* _REQUIREMENT_
Please transcribe the listing below in full and word for word, without its pictures.

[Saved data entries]
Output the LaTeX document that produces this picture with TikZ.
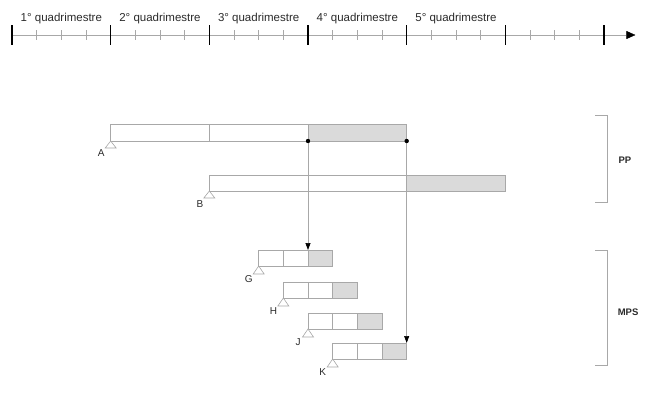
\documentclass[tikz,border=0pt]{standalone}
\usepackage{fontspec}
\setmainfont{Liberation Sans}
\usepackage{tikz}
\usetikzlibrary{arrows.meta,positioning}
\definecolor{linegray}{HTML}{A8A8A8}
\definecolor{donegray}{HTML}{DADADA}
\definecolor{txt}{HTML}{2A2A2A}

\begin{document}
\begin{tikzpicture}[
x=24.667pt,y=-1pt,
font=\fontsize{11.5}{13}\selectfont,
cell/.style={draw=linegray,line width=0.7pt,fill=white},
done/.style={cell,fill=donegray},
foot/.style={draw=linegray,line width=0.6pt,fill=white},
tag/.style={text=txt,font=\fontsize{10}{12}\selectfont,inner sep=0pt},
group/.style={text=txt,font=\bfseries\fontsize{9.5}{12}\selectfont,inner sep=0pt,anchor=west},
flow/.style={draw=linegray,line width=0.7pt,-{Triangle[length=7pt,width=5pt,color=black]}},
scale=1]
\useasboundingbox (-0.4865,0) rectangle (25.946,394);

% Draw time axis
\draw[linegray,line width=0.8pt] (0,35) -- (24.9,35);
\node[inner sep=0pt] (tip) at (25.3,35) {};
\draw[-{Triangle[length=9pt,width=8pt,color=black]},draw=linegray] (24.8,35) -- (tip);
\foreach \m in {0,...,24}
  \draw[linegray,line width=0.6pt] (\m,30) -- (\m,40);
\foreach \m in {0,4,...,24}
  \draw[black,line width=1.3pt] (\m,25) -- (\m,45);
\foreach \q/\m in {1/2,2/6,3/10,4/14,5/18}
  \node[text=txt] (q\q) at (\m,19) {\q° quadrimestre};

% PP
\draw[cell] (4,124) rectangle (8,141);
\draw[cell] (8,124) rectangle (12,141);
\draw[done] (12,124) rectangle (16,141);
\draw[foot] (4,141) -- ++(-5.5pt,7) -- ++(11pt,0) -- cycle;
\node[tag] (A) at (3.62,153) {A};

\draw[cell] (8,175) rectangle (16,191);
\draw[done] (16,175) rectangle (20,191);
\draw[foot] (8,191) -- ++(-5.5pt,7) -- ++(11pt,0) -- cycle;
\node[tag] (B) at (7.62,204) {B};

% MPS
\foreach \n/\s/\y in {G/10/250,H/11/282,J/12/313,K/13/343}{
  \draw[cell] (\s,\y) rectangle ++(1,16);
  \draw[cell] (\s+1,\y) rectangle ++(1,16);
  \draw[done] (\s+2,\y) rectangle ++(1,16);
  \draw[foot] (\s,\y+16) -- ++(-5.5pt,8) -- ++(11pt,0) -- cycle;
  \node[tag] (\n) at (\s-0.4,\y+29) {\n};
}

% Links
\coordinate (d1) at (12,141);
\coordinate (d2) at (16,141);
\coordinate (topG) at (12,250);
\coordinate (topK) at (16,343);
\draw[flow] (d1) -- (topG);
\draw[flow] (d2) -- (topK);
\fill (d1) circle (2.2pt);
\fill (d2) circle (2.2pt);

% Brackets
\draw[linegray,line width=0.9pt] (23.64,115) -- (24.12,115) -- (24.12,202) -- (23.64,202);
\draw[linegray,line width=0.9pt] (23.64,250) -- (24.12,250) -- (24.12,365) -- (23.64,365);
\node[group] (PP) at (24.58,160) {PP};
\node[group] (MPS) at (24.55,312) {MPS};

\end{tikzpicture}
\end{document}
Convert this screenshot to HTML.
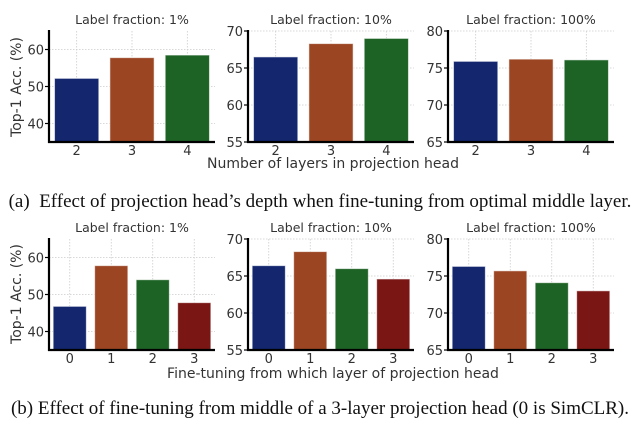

* _REPLY TO THE TASK_
Output the LaTeX document that produces this picture with TikZ.
\documentclass[tikz,border=0pt]{standalone}
\usepackage{fontspec}
\setmainfont{Liberation Sans}
\usepackage{tikz}
\usetikzlibrary{arrows.meta,positioning}
\definecolor{linegray}{HTML}{A8A8A8}
\definecolor{donegray}{HTML}{DADADA}
\definecolor{txt}{HTML}{2A2A2A}

\begin{document}
\begin{tikzpicture}[
x=24.667pt,y=-1pt,
font=\fontsize{11.5}{13}\selectfont,
cell/.style={draw=linegray,line width=0.7pt,fill=white},
done/.style={cell,fill=donegray},
foot/.style={draw=linegray,line width=0.6pt,fill=white},
tag/.style={text=txt,font=\fontsize{10}{12}\selectfont,inner sep=0pt},
group/.style={text=txt,font=\bfseries\fontsize{9.5}{12}\selectfont,inner sep=0pt,anchor=west},
flow/.style={draw=linegray,line width=0.7pt,-{Triangle[length=7pt,width=5pt,color=black]}},
scale=1]
\useasboundingbox (-0.4865,0) rectangle (25.946,394);

% Draw time axis
\draw[linegray,line width=0.8pt] (0,35) -- (24.9,35);
\node[inner sep=0pt] (tip) at (25.3,35) {};
\draw[-{Triangle[length=9pt,width=8pt,color=black]},draw=linegray] (24.8,35) -- (tip);
\foreach \m in {0,...,24}
  \draw[linegray,line width=0.6pt] (\m,30) -- (\m,40);
\foreach \m in {0,4,...,24}
  \draw[black,line width=1.3pt] (\m,25) -- (\m,45);
\foreach \q/\m in {1/2,2/6,3/10,4/14,5/18}
  \node[text=txt] (q\q) at (\m,19) {\q° quadrimestre};

% PP
\draw[cell] (4,124) rectangle (8,141);
\draw[cell] (8,124) rectangle (12,141);
\draw[done] (12,124) rectangle (16,141);
\draw[foot] (4,141) -- ++(-5.5pt,7) -- ++(11pt,0) -- cycle;
\node[tag] (A) at (3.62,153) {A};

\draw[cell] (8,175) rectangle (16,191);
\draw[done] (16,175) rectangle (20,191);
\draw[foot] (8,191) -- ++(-5.5pt,7) -- ++(11pt,0) -- cycle;
\node[tag] (B) at (7.62,204) {B};

% MPS
\foreach \n/\s/\y in {G/10/250,H/11/282,J/12/313,K/13/343}{
  \draw[cell] (\s,\y) rectangle ++(1,16);
  \draw[cell] (\s+1,\y) rectangle ++(1,16);
  \draw[done] (\s+2,\y) rectangle ++(1,16);
  \draw[foot] (\s,\y+16) -- ++(-5.5pt,8) -- ++(11pt,0) -- cycle;
  \node[tag] (\n) at (\s-0.4,\y+29) {\n};
}

% Links
\coordinate (d1) at (12,141);
\coordinate (d2) at (16,141);
\coordinate (topG) at (12,250);
\coordinate (topK) at (16,343);
\draw[flow] (d1) -- (topG);
\draw[flow] (d2) -- (topK);
\fill (d1) circle (2.2pt);
\fill (d2) circle (2.2pt);

% Brackets
\draw[linegray,line width=0.9pt] (23.64,115) -- (24.12,115) -- (24.12,202) -- (23.64,202);
\draw[linegray,line width=0.9pt] (23.64,250) -- (24.12,250) -- (24.12,365) -- (23.64,365);
\node[group] (PP) at (24.58,160) {PP};
\node[group] (MPS) at (24.55,312) {MPS};

\end{tikzpicture}
\end{document}
Convert this screenshot to HTML.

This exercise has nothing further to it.